● **Collected material**
↓

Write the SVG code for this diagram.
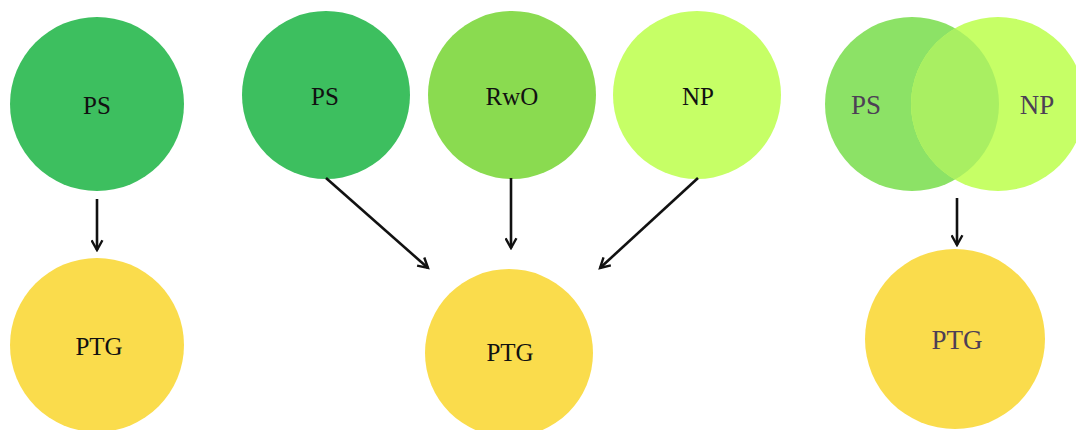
<svg xmlns="http://www.w3.org/2000/svg" width="1076" height="430" viewBox="0 0 1076 430">
<style>
.lbl{font-family:"Liberation Serif","DejaVu Serif",serif;font-size:25px;text-anchor:middle;fill:#111}
.lbl2{font-family:"Liberation Serif","DejaVu Serif",serif;font-size:27px;text-anchor:middle;fill:#4d3f55}
.ps{fill:#3DBF5F}.rwo{fill:#8ADB50}.np{fill:#C6FF66}.ptg{fill:#FADC4C}
.conn line{stroke:#111;stroke-width:2.6;fill:none;marker-end:url(#ah)}
</style>
<defs>
<marker id="ah" viewBox="0 0 12 12" refX="10" refY="6" markerWidth="5" markerHeight="5" orient="auto" markerUnits="strokeWidth">
<path d="M1,1 L10,6 L1,11" fill="none" stroke="#111" stroke-width="2.2"/>
</marker>
<clipPath id="npclip"><circle cx="998" cy="104" r="87"/></clipPath>
</defs>
<rect width="1076" height="430" fill="#fff"/>
<g id="ps1"><circle class="ps" cx="97" cy="104" r="87"/><text class="lbl" x="97" y="114">PS</text></g>
<g id="ptg1"><circle class="ptg" cx="97" cy="345" r="87"/><text class="lbl" x="99" y="355">PTG</text></g>
<g id="ps2"><circle class="ps" cx="326" cy="95" r="84"/><text class="lbl" x="325" y="105">PS</text></g>
<g id="rwo"><circle class="rwo" cx="512" cy="95" r="84"/><text class="lbl" x="512" y="105">RwO</text></g>
<g id="np2"><circle class="np" cx="697" cy="95" r="84"/><text class="lbl" x="698" y="105">NP</text></g>
<g id="ptg2"><circle class="ptg" cx="509" cy="353" r="84"/><text class="lbl" x="510" y="361">PTG</text></g>
<g id="venn">
<circle cx="912" cy="104" r="87" fill="#8CE266"/>
<circle cx="998" cy="104" r="87" fill="#C6FF66"/>
<circle cx="912" cy="104" r="87" fill="#A9EF62" clip-path="url(#npclip)"/>
<text class="lbl2" x="866" y="114">PS</text>
<text class="lbl2" x="1037" y="114">NP</text>
</g>
<g id="ptg3"><circle class="ptg" cx="955" cy="339" r="90"/><text class="lbl2" x="957" y="349">PTG</text></g>
<g class="conn" id="connectors">
<line x1="97" y1="199" x2="97" y2="250"/>
<line x1="326" y1="178" x2="428" y2="268"/>
<line x1="511" y1="178" x2="511" y2="248"/>
<line x1="698" y1="178" x2="600" y2="268"/>
<line x1="957" y1="198" x2="957" y2="245"/>
</g>
</svg>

↑

● **Short problem**
Would you set down the listing exactly, omitting pictures?

● **Answer**
Write the SVG code for this diagram.
<svg xmlns="http://www.w3.org/2000/svg" width="1076" height="430" viewBox="0 0 1076 430">
<style>
.lbl{font-family:"Liberation Serif","DejaVu Serif",serif;font-size:25px;text-anchor:middle;fill:#111}
.lbl2{font-family:"Liberation Serif","DejaVu Serif",serif;font-size:27px;text-anchor:middle;fill:#4d3f55}
.ps{fill:#3DBF5F}.rwo{fill:#8ADB50}.np{fill:#C6FF66}.ptg{fill:#FADC4C}
.conn line{stroke:#111;stroke-width:2.6;fill:none;marker-end:url(#ah)}
</style>
<defs>
<marker id="ah" viewBox="0 0 12 12" refX="10" refY="6" markerWidth="5" markerHeight="5" orient="auto" markerUnits="strokeWidth">
<path d="M1,1 L10,6 L1,11" fill="none" stroke="#111" stroke-width="2.2"/>
</marker>
<clipPath id="npclip"><circle cx="998" cy="104" r="87"/></clipPath>
</defs>
<rect width="1076" height="430" fill="#fff"/>
<g id="ps1"><circle class="ps" cx="97" cy="104" r="87"/><text class="lbl" x="97" y="114">PS</text></g>
<g id="ptg1"><circle class="ptg" cx="97" cy="345" r="87"/><text class="lbl" x="99" y="355">PTG</text></g>
<g id="ps2"><circle class="ps" cx="326" cy="95" r="84"/><text class="lbl" x="325" y="105">PS</text></g>
<g id="rwo"><circle class="rwo" cx="512" cy="95" r="84"/><text class="lbl" x="512" y="105">RwO</text></g>
<g id="np2"><circle class="np" cx="697" cy="95" r="84"/><text class="lbl" x="698" y="105">NP</text></g>
<g id="ptg2"><circle class="ptg" cx="509" cy="353" r="84"/><text class="lbl" x="510" y="361">PTG</text></g>
<g id="venn">
<circle cx="912" cy="104" r="87" fill="#8CE266"/>
<circle cx="998" cy="104" r="87" fill="#C6FF66"/>
<circle cx="912" cy="104" r="87" fill="#A9EF62" clip-path="url(#npclip)"/>
<text class="lbl2" x="866" y="114">PS</text>
<text class="lbl2" x="1037" y="114">NP</text>
</g>
<g id="ptg3"><circle class="ptg" cx="955" cy="339" r="90"/><text class="lbl2" x="957" y="349">PTG</text></g>
<g class="conn" id="connectors">
<line x1="97" y1="199" x2="97" y2="250"/>
<line x1="326" y1="178" x2="428" y2="268"/>
<line x1="511" y1="178" x2="511" y2="248"/>
<line x1="698" y1="178" x2="600" y2="268"/>
<line x1="957" y1="198" x2="957" y2="245"/>
</g>
</svg>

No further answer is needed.